By Abbas Djavadi – Why Not? She is a citizen of the Islamic Republic of Iran, an accomplished Iranian lawyer. She has defended people regardless of their social class and wealth, loyalty to the government or political tendencies, their religion, and sex. She has demonstrated courage to speak out and to fight for the dignity of men and women in Iran and the world and the rule of law and respect for human rights — and she has accepted to pay the price. Still, she has remained modest and moderate, cautious and careful about the limits of fights that can be won. A brave model of Iran’s middle class: educated, loyal to the country and the nation, successful, and widely respected domestically and internationally — and not only for winning the 2003 Nobel Peace Prize.
You would think. Last week a group of thuggish “demonstrators” mobilized by the regime’s Basij militia attacked her home and office in Tehran. Two weeks ago, they closed her Center for Defenders of Human Rights — surprise, surprise! — for operating without a license. Last week, again, authorities raided her office and took away her computers and documents. But the government — too much of surprise! — announced that the issue with Mrs. Ebadi’s office is a “tax-related case” and has nothing to do with the Justice Authority.
Under the government of President Mahmoud Ahmadinejad, things are not going fine for Shirin Ebadi. Yes, dissident and moderate journalists, bank bureaucrats, professionals, professors, and teachers have been fired, downgraded, or forced into exile. Newspapers have been closed, reformist Islamists discredited, and even those conservatives outside of the Ahmadinejad grouping have been facing a struggle for staying in play. The campaign against Shirin Ebadi, who has zero political ambitions, was expected to start somehow after that chain of purges and pressures anyway. But this is, apart of being stupid, a sign of desperation, sensing the threat from all corners of the society, and further isolating yourself from anybody outside of your very own group, and not only groups and political parties, but also highly respected personalities who don’t challenge your ultimate rule.

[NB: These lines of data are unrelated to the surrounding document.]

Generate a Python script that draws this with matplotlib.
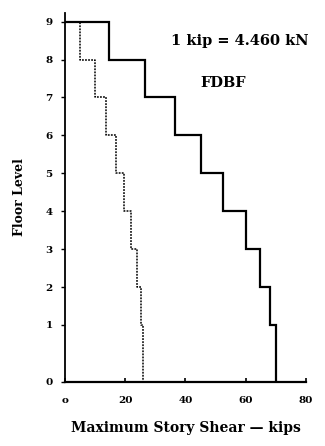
import numpy as np
import matplotlib
matplotlib.use("Agg")
import matplotlib.pyplot as plt

# story heights (ft), bottom story first -> floor elevations
story_height_ft = [18, 12, 12, 12, 12, 12, 12, 12, 12]
floor_labels = ["0", "1", "2", "3", "4", "5", "6", "7", "8", "9"]

# maximum story shear (kips), story 1 (bottom) to story 9 (top)
shear_fdbf = [69.9, 68.0, 64.8, 60.0, 52.6, 45.0, 36.5, 26.7, 14.5]
shear_other = [25.9, 25.1, 23.8, 22.0, 19.7, 16.8, 13.6, 10.0, 5.0]

x_ticks = [0, 20, 40, 60, 80]
x_tick_labels = ["o", "20", "40", "60", "80"]


def step_profile(shears, elev):
    # stair-step line from the roof (x=0) down to ground
    xs = [0.0]
    ys = [elev[-1]]
    for i in range(len(shears) - 1, -1, -1):
        xs += [shears[i], shears[i]]
        ys += [elev[i + 1], elev[i]]
    return xs, ys


def main():
    elev = np.concatenate([[0], np.cumsum(story_height_ft)]) / 12.0

    fig = plt.figure(figsize=(3.25, 4.46), dpi=100)
    ax = fig.add_axes([0.2, 0.144, 0.7415, 0.827])

    xs, ys = step_profile(shear_fdbf, elev)
    ax.plot(xs, ys, color="black", lw=1.6, solid_joinstyle="miter")

    xo, yo = step_profile(shear_other, elev)
    ax.plot(xo, yo, color="black", lw=1.1, linestyle=(0, (1.2, 0.8)))

    ax.set_xlim(0, 80)
    ax.set_ylim(0, elev[-1] + 0.23)
    ax.set_xticks(x_ticks)
    ax.set_xticklabels(x_tick_labels)
    ax.set_yticks(elev)
    ax.set_yticklabels(floor_labels)

    for s in ["top", "right"]:
        ax.spines[s].set_visible(False)
    ax.spines["left"].set_linewidth(1.3)
    ax.spines["bottom"].set_linewidth(1.6)
    ax.tick_params(axis="x", direction="in", length=3, width=1.2, labelsize=7.5, pad=10)
    ax.tick_params(axis="y", direction="out", length=3, width=1.0, labelsize=7.5, pad=6)
    for lab in ax.get_xticklabels() + ax.get_yticklabels():
        lab.set_fontweight("bold")
        lab.set_family("DejaVu Serif")

    ax.set_xlabel("Maximum Story Shear \u2014 kips", fontsize=10, fontweight="bold",
                  family="DejaVu Serif", labelpad=12)
    ax.set_ylabel("Floor Level", fontsize=9, fontweight="bold", family="DejaVu Serif",
                  labelpad=14)

    ax.text(35.2, elev[-1] - 0.5, "1 kip = 4.460 kN", fontsize=10.5, fontweight="bold",
            family="DejaVu Serif", va="center")
    ax.text(44.8, elev[7] + 0.37, "FDBF", fontsize=10.5, fontweight="bold",
            family="DejaVu Serif", va="center")

    fig.savefig("out.png", dpi=100)


if __name__ == "__main__":
    main()
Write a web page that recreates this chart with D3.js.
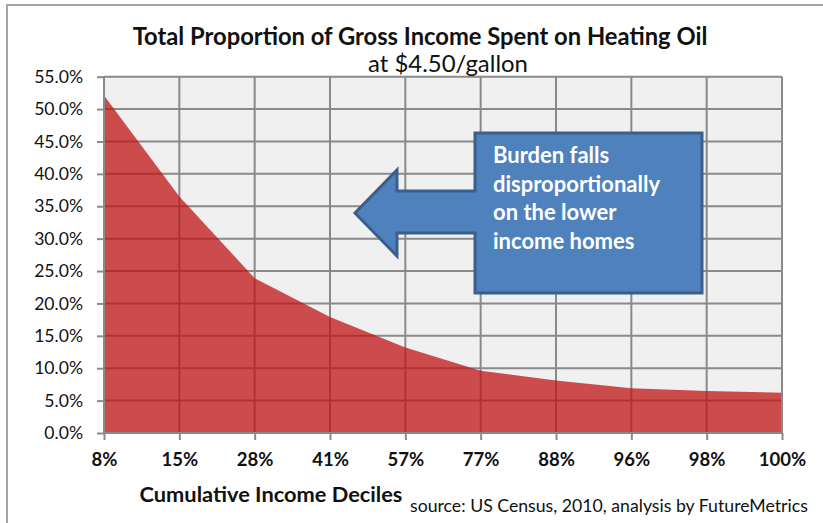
<!DOCTYPE html>
<html>
<head>
<meta charset="utf-8">
<script src="https://cdn.jsdelivr.net/npm/d3@7"></script>
<style>
  body { margin: 0; background: #fff; }
  svg { display: block; font-family: Lato, "Open Sans", sans-serif; }
</style>
</head>
<body>
<div id="chart-area"></div>
<script>
// data
var categories = ["8%", "15%", "28%", "41%", "57%", "77%", "88%", "96%", "98%", "100%"];
var shareOfIncome = [52.1, 36.5, 23.9, 17.9, 13.2, 9.6, 8.1, 6.9, 6.5, 6.2];
var yTicks = [0, 5, 10, 15, 20, 25, 30, 35, 40, 45, 50, 55];
var calloutLines = ["Burden falls", "disproportionally", "on the lower", "income homes"];

var W = 823, H = 523;
var plot = { left: 104, right: 782, top: 76.7, bottom: 433 };

var svg = d3.select("#chart-area").append("svg")
    .attr("width", W)
    .attr("height", H);

// shrink/grow a text's font-size so it spans a given width
function fit(t, w) {
    var cur = t.node().getComputedTextLength();
    var fs = parseFloat(t.attr("font-size"));
    t.attr("font-size", (fs * w / cur).toFixed(2));
    return t;
}

// chart frame (top + left edges only visible)
svg.append("path")
    .attr("d", "M7," + H + "V5H" + W)
    .attr("fill", "none")
    .attr("stroke", "#a5a5a5")
    .attr("stroke-width", 2);

//scales
var x = d3.scalePoint().domain(categories).range([plot.left, plot.right]).padding(0);
var y = d3.scaleLinear().domain([0, 55]).range([plot.bottom, plot.top]);

// plot background
svg.append("rect")
    .attr("x", plot.left).attr("y", plot.top)
    .attr("width", plot.right - plot.left)
    .attr("height", plot.bottom - plot.top)
    .attr("fill", "#f0f0f0");

// gridlines
var grid = svg.append("g").attr("stroke", "#8a8a8a").attr("stroke-width", 2);
grid.selectAll(".hg").data(yTicks).enter().append("line")
    .attr("x1", plot.left).attr("x2", plot.right)
    .attr("y1", function(d){ return y(d); })
    .attr("y2", function(d){ return y(d); });
grid.selectAll(".vg").data(categories).enter().append("line")
    .attr("x1", function(d){ return x(d); })
    .attr("x2", function(d){ return x(d); })
    .attr("y1", plot.top).attr("y2", plot.bottom);

// area
var area = d3.area()
    .x(function(d, i){ return x(categories[i]); })
    .y0(y(0))
    .y1(function(d){ return y(d); });

svg.append("path")
    .attr("d", area(shareOfIncome))
    .attr("fill", "rgb(192,18,20)")
    .attr("fill-opacity", 0.74);

// axis lines on top
svg.append("path")
    .attr("d", "M" + plot.left + "," + plot.top + "V" + plot.bottom + "H" + plot.right + "V" + plot.top)
    .attr("fill", "none")
    .attr("stroke", "#8a8a8a")
    .attr("stroke-width", 2);

//Y axis
var yAxis = svg.append("g")
    .attr("transform", "translate(" + plot.left + ",0)")
    .call(d3.axisLeft(y).tickValues(yTicks).tickSize(7).tickPadding(14)
        .tickFormat(function(d){ return d.toFixed(1) + "%"; }));
yAxis.select(".domain").remove();
yAxis.selectAll(".tick line").attr("stroke", "#8a8a8a").attr("stroke-width", 2);
yAxis.selectAll(".tick text")
    .attr("font-family", "Lato, sans-serif")
    .attr("font-size", 17.6)
    .attr("fill", "#111");

//X axis
var xAxis = svg.append("g")
    .attr("transform", "translate(0," + plot.bottom + ")")
    .call(d3.axisBottom(x).tickSize(7).tickPadding(13));
xAxis.select(".domain").remove();
xAxis.selectAll(".tick line").attr("stroke", "#8a8a8a").attr("stroke-width", 2);
xAxis.selectAll(".tick text")
    .attr("font-family", "Lato, sans-serif")
    .attr("font-size", 18.5)
    .attr("font-weight", "bold")
    .attr("fill", "#111");

// titles
fit(svg.append("text")
    .attr("x", 420).attr("y", 45)
    .attr("text-anchor", "middle")
    .attr("font-size", 20)
    .attr("font-weight", "bold")
    .attr("fill", "#111")
    .text("Total Proportion of Gross Income Spent on Heating Oil"), 575);

fit(svg.append("text")
    .attr("x", 448).attr("y", 72)
    .attr("text-anchor", "middle")
    .attr("font-size", 17)
    .attr("fill", "#111")
    .text("at $4.50/gallon"), 160);

fit(svg.append("text")
    .attr("x", 271).attr("y", 502)
    .attr("text-anchor", "middle")
    .attr("font-size", 17)
    .attr("font-weight", "bold")
    .attr("fill", "#111")
    .text("Cumulative Income Deciles"), 263);

fit(svg.append("text")
    .attr("x", 410).attr("y", 512)
    .attr("font-size", 14)
    .attr("fill", "#111")
    .text("source: US Census, 2010, analysis by FutureMetrics"), 398);

// callout arrow
svg.append("path")
    .attr("d", "M475,133H702V293H475V233H397V256L355,213L397,170V191H475Z")
    .attr("fill", "#4f81bd")
    .attr("stroke", "#3a5f8b")
    .attr("stroke-width", 3)
    .attr("stroke-linejoin", "miter");

var ct = svg.append("text")
    .attr("font-size", 18)
    .attr("font-weight", "bold")
    .attr("fill", "#fff");
ct.selectAll("tspan").data(calloutLines).enter().append("tspan")
    .attr("x", 493)
    .attr("y", function(d, i){ return 163 + i * 28.5; })
    .text(function(d){ return d; });
// scale callout font so the longest line matches
var longest = ct.selectAll("tspan").filter(function(d){ return d === "disproportionally"; });
var lw = longest.node().getComputedTextLength();
ct.attr("font-size", (18 * 167 / lw).toFixed(2));
</script>
</body>
</html>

This seems to be the mood in the inner circle around Supreme Leader Ali Khamenei who has the final say on who people will elect as president in June this year. The Leader will determine the decision of the Guardian Council, a group of unelected clerics, who can and always has arbitrarily boycotted and filtered all dissident and uncomfortable candidates to the parliament, let alone to the presidency. Let’s not talk about a dispute if an article of the Islamic Republic’s Constitution really bars women from running for president (the Guardian Council has also the authority to interpret the law and this article). Mr. Khamenei seems to be throwing — at least until this moment — his full weight behind incumbent President Ahmadinejad who has lost all his little, forced 19% support he enjoyed in the first round of the 2005 presidential election. He has destroyed the economy, raised the oppression, and further isolated Iran internationally. He will remain our next president, as it looks, or somebody of a less domestic and international embarrassment will be elected for the people by the people.
And Shirin Ebadi? Nobody has suggested that and I am sure she hasn’t even dreamed about a candidacy. My idea comes close to a joke. Something like the belief of every lottery player that he or she might, who knows, might win the grand prize. Let me please dream, at least. But I would be happy even if we could come out even, getting the lowest possible prize, paying for the lottery ticket, participating in the election: at least not Ahmadinejad.